Modern cyclists who carry out military duties recognize that the bicycle is only suitable for certain purposes, and that in some instances it would be only an impediment. Having recognized the failings and advantages of a bicycle in war, it will probably be more largely used than ever in the future by military authorities of this and other countries.

As mentioned earlier in this chapter, the War Office placed huge orders for bicycles with the cycle manufacturers of the Midlands soon after the war commenced in 1914, and bought up all the available suitable stocks they could obtain. Thousands of these machines went to Flanders and France and other overseas countries. Thousands came back to this country and were sold by auction along with those from home camps which were no longer required. These sales undoubtedly affected the retail trade in bicycles throughout the country.

The Continental army authorities, particularly in France, have long recognized the extreme practicability of cycles in war, and the French army have largely adopted a bicycle with a folding frame made by one of its largest and best known manufacturers. This machine, when folded, can be slung across a soldier's back when the ground is too broken to allow a bicycle to be ridden. Thus, the French soldier-cyclist is supplied with a rapid means of transit, and whole companies are equipped with these folding machines and move very rapidly from place to place.

If the Postal Service of the country does not, at the moment, rank equally in importance with the Military Service, it is nevertheless most essentially a branch of the Government of the country, and it makes very large use of the bicycle and the tricycle in the collection and delivery of letters, parcels, and telegrams.

Rural postmen, postwomen, and telegraph girls and boys would be lost without bicycles to carry them swiftly from village to village, and if they were to wake up some morning to find themselves deprived of their use they would, perhaps, appreciate them more than they do now.

The G.P.O. employs a special staff to control its bicycle contracts, to supervise and inspect their manufacture and repair, and generally look after its interests at the factories it favours with its contracts. The cycles used by the G.P.O. are bicycles for telegraph messengers, and postmen, and in some towns carrier tricycles, with baskets in front, for collection of letters from suburban pillar boxes and branch offices. These machines are painted or enamelled the familiar G.P.O. red, and when in dock for any serious repair they are sent to a central depot for attention. Minor repairs are dealt with by local cycle mechanics acting under instructions from the postmaster of the town or district.

Most of the machines have to be capable of resisting somewhat rough treatment, and it is surprising how well they survive it.
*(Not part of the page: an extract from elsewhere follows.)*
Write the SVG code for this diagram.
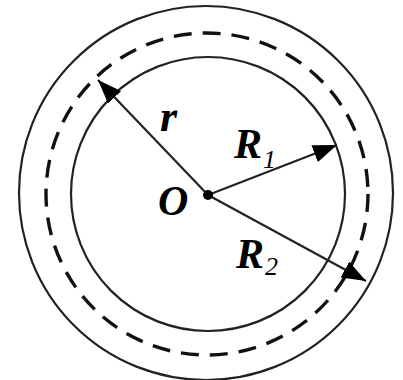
<svg xmlns="http://www.w3.org/2000/svg" width="403" height="380" viewBox="0 0 403 380">
<style>
.c{fill:none;stroke:#222;stroke-width:2.2}
.d{fill:none;stroke:#111;stroke-width:3.4;stroke-dasharray:18 11}
.a{stroke:#222;stroke-width:2.2;fill:none}
.t{font-family:"Liberation Serif",serif;font-style:italic;font-weight:bold;font-size:42px;fill:#000}
.s{font-family:"Liberation Serif",serif;font-style:italic;font-size:26px;fill:#000}
</style>
<defs>
<marker id="ah" viewBox="0 0 24 18" refX="24" refY="9" markerWidth="24" markerHeight="18" markerUnits="userSpaceOnUse" orient="auto">
<path d="M0,0 L24,9 L0,18 Z" fill="#000"/>
</marker>
</defs>
<rect width="403" height="380" fill="#fff"/>
<g id="outer"><circle class="c" cx="206" cy="193" r="187"/></g>
<g id="dashed"><circle class="d" cx="207" cy="194" r="161"/></g>
<g id="inner"><circle class="c" cx="208" cy="194" r="137"/></g>
<g id="connectors">
<line class="a" x1="208" y1="195" x2="98" y2="80" marker-end="url(#ah)"/>
<line class="a" x1="208" y1="195" x2="337" y2="145" marker-end="url(#ah)"/>
<line class="a" x1="208" y1="195" x2="366" y2="281" marker-end="url(#ah)"/>
</g>
<g id="center"><circle cx="208" cy="195" r="5" fill="#000"/></g>
<g id="labels">
<text class="t" x="160" y="131" style="font-size:44px">r</text>
<text class="t" x="234" y="158">R</text><text class="s" x="263" y="168">1</text>
<text class="t" x="158" y="215">O</text>
<text class="t" x="236" y="268">R</text><text class="s" x="265" y="275">2</text>
</g>
</svg>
The Postmaster-General, like many other Government officials, does not enter too deeply into details in connection with his department, or he would know that a proper dry housing for bicycles is essential if they are to be kept in good condition, and an occasional cleaning and oiling, other than the desultory attention they receive at the hands of the staff who ride them, is as essential to their well-being as to any other piece of machinery. In the meantime, any odd corner out of the way is good enough for the G.P.O. bicycle.